Удивительнее всего то, что она здесь, в условиях полной свободы, ничего не отвечает, ничего не возражает теперешней новой России. Будучи частью России и всячески отстаивая свое право быть ею, она как будто не видит, не знает, не хочет знать, что в России создается… Она отделывается усмешками или проклятиями, в лучшем случае. Дело дошло до того даже, что она уступает некоторым советским писателям (Олеше, например) защиту, отстаивание и развитие своих убеждений и ценностей, — защиту идеи личности, прежде всего. Но в советских условиях подобная «миссия» обречена на двусмысленные уловки, отступления, хитрости, на недоговоренность вообще. Казалось бы, здесь и договорить все… Но здесь литература об этом молчит. Молчание может быть красноречивым, может быть полным смысла и значения, — когда оно вынуждено: молчание некоторых писателей там, в России, именно так нами и воспринимается. Но ведь здесь-то, в эмиграции, говорить позволено все: молчание здешней литературы заставляет думать, что ей нечего России сказать. При подлинном и пристальном своем внимании к внутренней жизни, к «психологии» (у некоторых молодых в особенности) она не знает, что с этим материалом делать, и только переносит пресловутое «описательство» извне вовнутрь, с картин природы или быта на «переживания», ничего не изменяя по существу… Она слабеет, мельчает.

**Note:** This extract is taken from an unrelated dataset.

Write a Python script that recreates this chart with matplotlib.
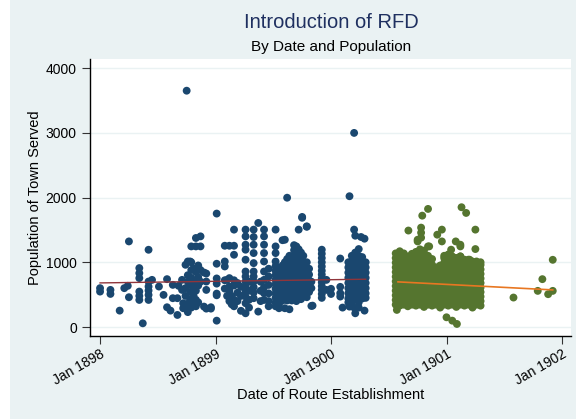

Но хоронить ее все-таки рано. Иногда в стихах какого-нибудь маленького поэта слышится то, что может здесь «вдохновение» зажечь, иногда в беседах возникает то самое. И, вероятно, именно об этом думал после литературного вечера, о котором я рассказывал, тот умный, «принципиальный» эмигрант.
Повременим с похоронами. Это верно, что земли нет, общества нет, отклика нет, обновления нет, движения нет, — и теоретически как будто бы все беспросветно. Но здешняя наша литература должна, все-таки, жить, как тень от той советской, как недоумение, обращенное к ее непонятной, если только не притворной, уверенности, как вопрос, как отказ от огрубения, хотя бы даже и общественно-спасительного. Душа мира не хочет впасть в детство, которого требует коммунизм, — или фашизм, и все вообще, что этим течениям родственно. О, как много могла бы сказать русская литература
Литература не творится в торжествах и успехах. Не питается ими, во всяком случае.
И вот порой приходит в голову: были ли когда-нибудь для литературы условия такой чистоты, такой ответственности, как наши теперешние, – и неужели же мы их пропустим, ничего в них не поняв и не заметив?